Report the count of lines below that include "Clone", without any other text.

────────────────────

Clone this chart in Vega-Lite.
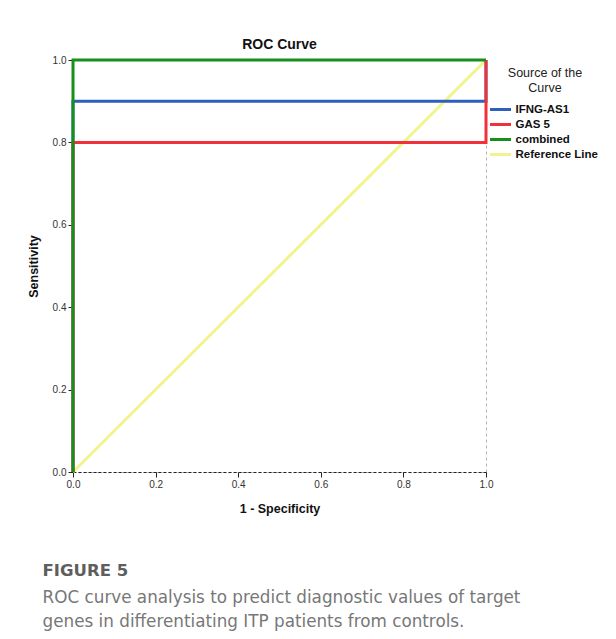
{
  "$schema": "https://vega.github.io/schema/vega-lite/v6.json",
  "background": "white",
  "padding": {"left": 26, "top": 37, "right": 5, "bottom": 5},
  "title": {
    "text": "FIGURE 5",
    "subtitle": ["ROC curve analysis to predict diagnostic values of target", "genes in differentiating ITP patients from controls."],
    "orient": "bottom",
    "anchor": "start",
    "dx": 16,
    "offset": 48,
    "font": "DejaVu Sans",
    "fontSize": 16.5,
    "fontWeight": "bold",
    "color": "#5e5e5e",
    "subtitleFont": "DejaVu Sans",
    "subtitleFontSize": 16.8,
    "subtitleColor": "#777777",
    "subtitleLineHeight": 24,
    "subtitlePadding": 10
  },
  "vconcat": [
    {
      "width": 413,
      "height": 412,
      "title": {"text": "ROC Curve", "font": "Liberation Sans", "fontSize": 14, "fontWeight": "bold", "color": "#111", "offset": 2},
      "data": {"values": [
        {"series": "Reference Line", "x": 0, "y": 0, "o": 1},
        {"series": "Reference Line", "x": 1, "y": 1, "o": 2},
        {"series": "IFNG-AS1", "x": 0, "y": 0, "o": 1},
        {"series": "IFNG-AS1", "x": 0, "y": 0.9, "o": 2},
        {"series": "IFNG-AS1", "x": 1, "y": 0.9, "o": 3},
        {"series": "IFNG-AS1", "x": 1, "y": 1, "o": 4},
        {"series": "GAS 5", "x": 0, "y": 0, "o": 1},
        {"series": "GAS 5", "x": 0, "y": 0.8, "o": 2},
        {"series": "GAS 5", "x": 1, "y": 0.8, "o": 3},
        {"series": "GAS 5", "x": 1, "y": 1, "o": 4},
        {"series": "combined", "x": 0, "y": 0, "o": 1},
        {"series": "combined", "x": 0, "y": 1, "o": 2},
        {"series": "combined", "x": 1, "y": 1, "o": 3}
      ]},
      "mark": {"type": "line", "strokeCap": "butt"},
      "encoding": {
        "x": {"field": "x", "type": "quantitative", "scale": {"domain": [0, 1], "nice": false},
          "axis": {"title": "1 - Specificity", "values": [0, 0.2, 0.4, 0.6, 0.8, 1], "format": ".1f", "domainDash": [3, 2], "labelFlush": false, "titlePadding": 13}},
        "y": {"field": "y", "type": "quantitative", "scale": {"domain": [0, 1], "nice": false},
          "axis": {"title": "Sensitivity", "values": [0, 0.2, 0.4, 0.6, 0.8, 1], "format": ".1f", "titlePadding": 12}},
        "order": {"field": "o"},
        "color": {"field": "series", "type": "nominal",
          "scale": {"domain": ["IFNG-AS1", "GAS 5", "combined", "Reference Line"], "range": ["#2f5fbd", "#f2303a", "#16901a", "#f3f38e"]},
          "legend": {"title": ["Source of the", "Curve"]}},
        "strokeWidth": {"field": "series", "type": "nominal",
          "scale": {"domain": ["IFNG-AS1", "GAS 5", "combined", "Reference Line"], "range": [3, 3, 3, 1.3]},
          "legend": {"title": ["Source of the", "Curve"]}}
      }
    }
  ],
  "config": {
    "view": {"stroke": "#b0b0b0", "strokeDash": [3, 3], "strokeWidth": 1},
    "axis": {
      "grid": false,
      "labelFont": "Liberation Sans",
      "labelFontSize": 10,
      "labelColor": "#333",
      "labelPadding": 2,
      "tickSize": 5,
      "tickColor": "#222",
      "domainColor": "#222",
      "titleFont": "Liberation Sans",
      "titleFontSize": 12.5,
      "titleFontWeight": "bold",
      "titleColor": "#111"
    },
    "legend": {
      "orient": "right",
      "offset": -9.5,
      "padding": 7,
      "symbolType": "M-1.5,0L1.5,0",
      "symbolSize": 196,
      "symbolStrokeWidth": 3,
      "titleFont": "Liberation Sans",
      "titleFontSize": 12.5,
      "titleFontWeight": "normal",
      "titleColor": "#222",
      "titleAlign": "center",
      "titleAnchor": "middle",
      "titlePadding": 7,
      "labelFont": "Liberation Sans",
      "labelFontSize": 11.5,
      "labelFontWeight": "bold",
      "labelColor": "#111",
      "labelOffset": 6.5,
      "rowPadding": -0.8
    }
  }
}
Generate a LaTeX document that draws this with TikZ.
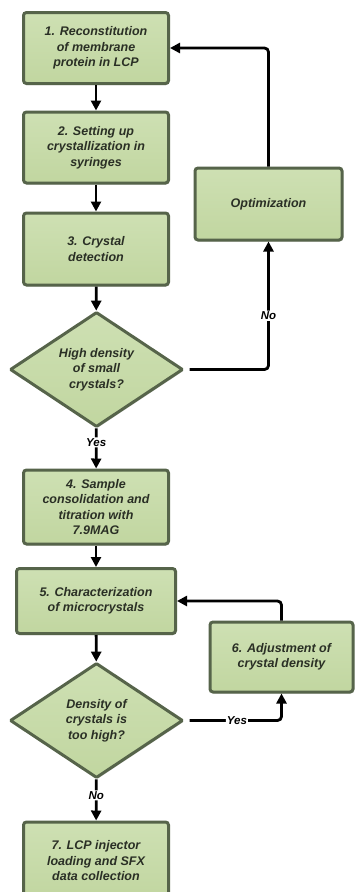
\documentclass[tikz,border=0pt]{standalone}
\usepackage{fontspec}
\setmainfont{Liberation Sans}
\usetikzlibrary{arrows.meta,shapes.geometric,shadows}

\definecolor{boxfill}{HTML}{C1D6A0}
\definecolor{boxfilltop}{HTML}{CEE0B3}
\definecolor{boxline}{HTML}{56644A}
\definecolor{boxtext}{HTML}{2A2F25}

\tikzset{
  stepbox/.style={rectangle, rounded corners=3pt, draw=boxline, line width=3pt,
    top color=boxfilltop, bottom color=boxfill, text=boxtext, align=center,
    font=\fontsize{12.5}{15.5}\selectfont\bfseries\itshape, inner sep=2pt,
    drop shadow={opacity=0.35, shadow xshift=1pt, shadow yshift=-1.5pt}},
  decision/.style={diamond, draw=boxline, line width=3pt, rounded corners=1pt,
    top color=boxfilltop, bottom color=boxfill, text=boxtext, align=center,
    font=\fontsize{12.5}{15.5}\selectfont\bfseries\itshape, inner sep=0pt,
    minimum width=173pt, minimum height=115pt, aspect=1.5,
    drop shadow={opacity=0.35, shadow xshift=1pt, shadow yshift=-1.5pt}},
  flow/.style={line width=2.8pt, -{Triangle[width=10pt,length=10pt]}, rounded corners=4pt},
  answer/.style={fill=white, inner sep=1pt, text=black,
    font=\fontsize{11.5}{13}\selectfont\bfseries\itshape}
}

\begin{document}
\begin{tikzpicture}[x=1pt,y=-1pt]
\useasboundingbox (0,0) rectangle (354,892);

\node[stepbox, minimum width=145pt, minimum height=71pt] (s1) at (96,48)
  {1. Reconstitution\\of membrane\\protein in LCP};
\node[stepbox, minimum width=145pt, minimum height=71pt] (s2) at (96,147.5)
  {2. Setting up\\crystallization in\\syringes};
\node[stepbox, minimum width=145pt, minimum height=72pt] (s3) at (96,249)
  {3. Crystal\\detection};
\node[stepbox, minimum width=147pt, minimum height=72pt] (opt) at (268.5,204)
  {Optimization};
\node[decision] (q1) at (96.5,369.5)
  {High density\\of small\\crystals?};
\node[stepbox, minimum width=145pt, minimum height=74pt] (s4) at (96,507)
  {4. Sample\\consolidation and\\titration with\\7.9MAG};
\node[stepbox, minimum width=159pt, minimum height=65pt] (s5) at (96,601)
  {5. Characterization\\of microcrystals};
\node[stepbox, minimum width=143pt, minimum height=70pt] (s6) at (281.5,657)
  {6. Adjustment of\\crystal density};
\node[decision] (q2) at (96.5,720.5)
  {Density of\\crystals is\\too high?};
\node[stepbox, minimum width=145pt, minimum height=78pt] (s7) at (96,861)
  {7. LCP injector\\loading and SFX\\data collection};

% main line
\foreach \from/\to in {s1/s2, s2/s3, s3/q1, s4/s5, s5/q2}
  {
  \draw[flow] (\from) -- (\to);
  }

\draw[flow] (q1) -- node[answer, pos=0.35] {Yes} (s4);
\draw[flow] (q2) -- node[answer, pos=0.39] {No} (s7);

% loops back
\draw[flow, shorten <=5pt] (q1.east) -| node[answer, pos=0.71] {No} (opt.south);
\draw[flow] (opt.north) |- (s1.east);
\draw[flow, shorten <=5pt] (q2.east) -| node[answer, pos=0.27] {Yes} (s6.south);
\draw[flow] (s6.north) |- (s5.east);

\end{tikzpicture}
\end{document}
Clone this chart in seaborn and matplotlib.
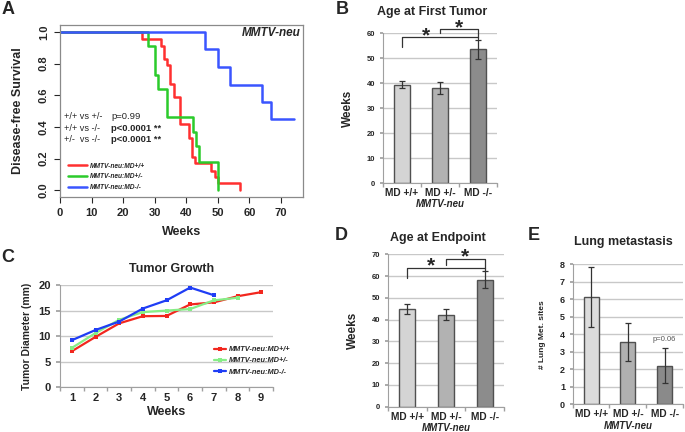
import numpy as np
import pandas as pd
import seaborn as sns
import matplotlib.pyplot as plt

# ---------------- data ----------------
groups = ["MMTV-neu:MD+/+", "MMTV-neu:MD+/-", "MMTV-neu:MD-/-"]
genotypes = ["MD +/+", "MD +/-", "MD -/-"]

# A - disease-free survival (Kaplan-Meier steps)
km_red_weeks = [0, 26, 32, 33, 34, 35, 36, 38, 41, 41.8, 42.7, 48, 49, 50, 57]
km_red_surv = [1.0, 0.955, 0.91, 0.83, 0.79, 0.67, 0.59, 0.42, 0.33, 0.21, 0.17, 0.125, 0.085, 0.045, 0.0]
km_green_weeks = [0, 28, 30, 31, 34, 42, 43, 44, 50]
km_green_surv = [1.0, 0.91, 0.73, 0.64, 0.46, 0.37, 0.28, 0.18, 0.0]
km_blue_weeks = [0, 46, 50, 54, 64, 67, 74]
km_blue_surv = [1.0, 0.89, 0.78, 0.665, 0.56, 0.45, 0.45]

# B - age at first tumor
first_tumor_mean = [39.4, 37.9, 53.6]
first_tumor_err = [1.3, 2.4, 3.9]

# C - tumor growth
growth_weeks = [1, 2, 3, 4, 5, 6, 7, 8, 9]
growth_wt = [7.05, 9.85, 12.5, 13.9, 13.95, 16.2, 16.6, 17.8, 18.6]
growth_het = [7.7, 10.6, 13.2, 14.7, 15.0, 15.3, 17.0, 17.5]
growth_ko = [9.2, 11.2, 12.85, 15.4, 17.0, 19.5, 18.0]

# D - age at endpoint
endpoint_mean = [45.1, 42.2, 58.3]
endpoint_err = [2.3, 2.5, 4.0]

# E - lung metastasis
lung_mean = [6.13, 3.54, 2.21]
lung_err = [1.7, 1.08, 1.02]

km_colors = ["#FF3030", "#2BCB2B", "#3A55FF"]
growth_colors = ["#F2271E", "#86EE86", "#1F3DF5"]
bar_colors = ["#D4D4D4", "#B2B2B2", "#8C8C8C"]

# ---------------- style ----------------
sns.set_theme(style="white")
plt.rcParams["font.family"] = ["Liberation Sans", "DejaVu Sans"]
plt.rcParams["font.weight"] = "bold"
plt.rcParams["axes.labelweight"] = "bold"

W, H = 685, 432
fig = plt.figure(figsize=(W / 100, H / 100), dpi=100)


def box(l, t, r, b):
    return [l / W, 1 - b / H, (r - l) / W, (b - t) / H]


def ftext(x, y, s, **kw):
    fig.text(x / W, 1 - y / H, s, ha="center", va="center", **kw)


leg_font = {"size": 4.8, "style": "italic", "weight": "bold"}

# ---------------- A: survival ----------------
axA = fig.add_axes(box(60, 25, 303, 197))
km = pd.concat([
    pd.DataFrame({"week": km_red_weeks, "surv": km_red_surv, "group": groups[0]}),
    pd.DataFrame({"week": km_green_weeks, "surv": km_green_surv, "group": groups[1]}),
    pd.DataFrame({"week": km_blue_weeks, "surv": km_blue_surv, "group": groups[2]}),
])
sns.lineplot(data=km, x="week", y="surv", hue="group", hue_order=groups,
             palette=km_colors, drawstyle="steps-post", estimator=None,
             linewidth=1.8, legend=False, ax=axA)
axA.set_xlim(0, 77)
axA.set_ylim(-0.042, 1.044)
axA.set_xticks(range(0, 71, 10))
axA.set_yticks(np.arange(0, 1.01, 0.2))
axA.set_yticklabels([f"{v:.1f}" for v in np.arange(0, 1.01, 0.2)], rotation=90, va="center")
axA.tick_params(direction="out", length=4, width=0.8, labelsize=8, pad=4, left=True, bottom=True)
for s in axA.spines.values():
    s.set_color("#8A8A8A")
    s.set_linewidth(0.9)
axA.set_xlabel("Weeks", fontsize=9, labelpad=6)
axA.set_ylabel("Disease-free Survival", fontsize=9, labelpad=11)
axA.text(0.988, 0.955, "MMTV-neu", transform=axA.transAxes, ha="right", va="center",
         fontsize=8.5, style="italic", weight="bold")
stats = [("+/+ vs +/-", "p=0.99", "normal", 0.465),
         ("+/+ vs -/-", "p<0.0001 **", "bold", 0.39),
         ("+/-  vs -/-", "p<0.0001 **", "bold", 0.318)]
for comp, p, w, yv in stats:
    axA.text(1.2, yv, comp, fontsize=6.6, weight="normal", va="center")
    axA.text(16.3, yv, p, fontsize=6.8, weight=w, va="center")
axA.legend(axA.lines[:3], groups, loc="lower left", bbox_to_anchor=(0.01, 0.0),
           frameon=False, prop=leg_font, handlelength=2.8, handletextpad=0.4,
           labelspacing=0.55)


# ---------------- bar panels ----------------
def bar_panel(ax, means, errs, colors, ymax, ystep, tick_size, ylabel, ylabel_size, ypad):
    sns.barplot(x=genotypes, y=means, hue=genotypes, palette=colors, legend=False,
                width=0.41, edgecolor="#505050", linewidth=1.0, errorbar=None, ax=ax)
    ax.errorbar(np.arange(len(means)), means, yerr=errs, fmt="none", ecolor="#333333",
                elinewidth=0.9, capsize=2.5, capthick=0.9)
    ax.set_xlim(-0.5, len(means) - 0.5)
    ax.set_ylim(0, ymax)
    ax.set_yticks(np.arange(0, ymax + 0.01, ystep))
    ax.yaxis.grid(True, color="#C8C8C8", linewidth=1.0)
    ax.set_axisbelow(True)
    sns.despine(ax=ax)
    for s in ("left", "bottom"):
        ax.spines[s].set_color("#A0A0A0")
        ax.spines[s].set_linewidth(0.8)
    ax.set_xticks(np.arange(-0.5, len(means), 1.0), minor=True)
    ax.tick_params(axis="x", which="major", length=0, labelsize=7.3, pad=3.5)
    ax.tick_params(axis="x", which="minor", length=3, color="#A0A0A0", direction="out", bottom=True)
    ax.tick_params(axis="y", length=2.5, color="#A0A0A0", direction="out", labelsize=tick_size, left=True, pad=3)
    ax.set_xlabel("MMTV-neu", fontsize=7, style="italic", labelpad=1)
    ax.set_ylabel(ylabel, fontsize=ylabel_size, labelpad=ypad)


def bracket(ax, x0, x1, y, leg0, leg1, star_x, star_y):
    ax.plot([x0, x0, x1, x1], [leg0, y, y, leg1], color="#333333", lw=0.9, clip_on=False)
    ax.text(star_x, star_y, "*", fontsize=15, weight="bold", ha="center", va="center", clip_on=False)


axB = fig.add_axes(box(383, 33.3, 497, 183))
bar_panel(axB, first_tumor_mean, first_tumor_err, bar_colors, 60, 10, 5.5, "Weeks", 8.5, 9)
bracket(axB, 0, 2, 58.6, 54.6, 57.6, 0.63, 58.9)
bracket(axB, 1, 2, 61.6, 60.0, 58.6, 1.49, 62.2)

axD = fig.add_axes(box(388, 254.3, 504, 406.7))
bar_panel(axD, endpoint_mean, endpoint_err, bar_colors, 70, 10, 5.5, "Weeks", 8.5, 9)
bracket(axD, 0, 2, 63.5, 59.2, 62.3, 0.62, 64.5)
bracket(axD, 1, 2, 67.7, 64.9, 63.5, 1.5, 69.0)

axE = fig.add_axes(box(572.7, 264, 683, 404.3))
bar_panel(axE, lung_mean, lung_err, ["#DCDCDC", "#B0B0B0", "#8A8A8A"], 8, 1, 6.5,
          "# Lung Met. sites", 6, 10)
axE.text(2, 3.72, "p=0.06", fontsize=5.5, weight="normal", color="#555555", ha="center", va="center")

# ---------------- C: tumor growth ----------------
axC = fig.add_axes(box(60, 285, 273, 387.3))
growth = pd.concat([
    pd.DataFrame({"week": growth_weeks[:len(growth_wt)], "diam": growth_wt, "group": groups[0]}),
    pd.DataFrame({"week": growth_weeks[:len(growth_het)], "diam": growth_het, "group": groups[1]}),
    pd.DataFrame({"week": growth_weeks[:len(growth_ko)], "diam": growth_ko, "group": groups[2]}),
])
sns.lineplot(data=growth, x="week", y="diam", hue="group", hue_order=groups,
             palette=growth_colors, marker="s", markersize=3.5, markeredgewidth=0,
             linewidth=1.6, legend=False, ax=axC)
axC.set_xlim(0.5, 9.5)
axC.set_ylim(0, 20)
axC.set_xticks(growth_weeks)
axC.set_yticks([0, 5, 10, 15, 20])
axC.set_xticks(np.arange(0.5, 9.6, 1.0), minor=True)
axC.yaxis.grid(True, color="#C8C8C8", linewidth=1.0)
axC.set_axisbelow(True)
sns.despine(ax=axC)
for s in ("left", "bottom"):
    axC.spines[s].set_color("#A0A0A0")
    axC.spines[s].set_linewidth(0.8)
axC.tick_params(axis="x", which="major", length=0, labelsize=8, pad=4)
axC.tick_params(axis="x", which="minor", length=3, color="#A0A0A0", direction="out", bottom=True)
axC.tick_params(axis="y", length=3, color="#A0A0A0", direction="out", labelsize=8, left=True)
axC.set_xlabel("Weeks", fontsize=9, labelpad=2)
axC.set_ylabel("Tumor Diameter (mm)", fontsize=7.5, labelpad=5)
axC.legend(axC.lines[:3], groups, loc="lower left", bbox_to_anchor=(0.69, 0.05),
           frameon=False, prop={"size": 5.3, "style": "italic", "weight": "bold"},
           handlelength=1.7, handletextpad=0.4, labelspacing=0.55)

# ---------------- titles and panel letters ----------------
ftext(432.5, 12, "Age at First Tumor", fontsize=9, weight="bold")
ftext(172, 269, "Tumor Growth", fontsize=9, weight="bold")
ftext(437.5, 238, "Age at Endpoint", fontsize=9, weight="bold")
ftext(623, 242, "Lung metastasis", fontsize=9, weight="bold")
for letter, x, y in [("A", 8, 9), ("B", 342, 9), ("C", 8, 258), ("D", 341, 236), ("E", 534, 236)]:
    ftext(x, y, letter, fontsize=13, weight="bold")

fig.savefig("out.png", dpi=100)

────────────────────

> [SOLUTION BELOW]
2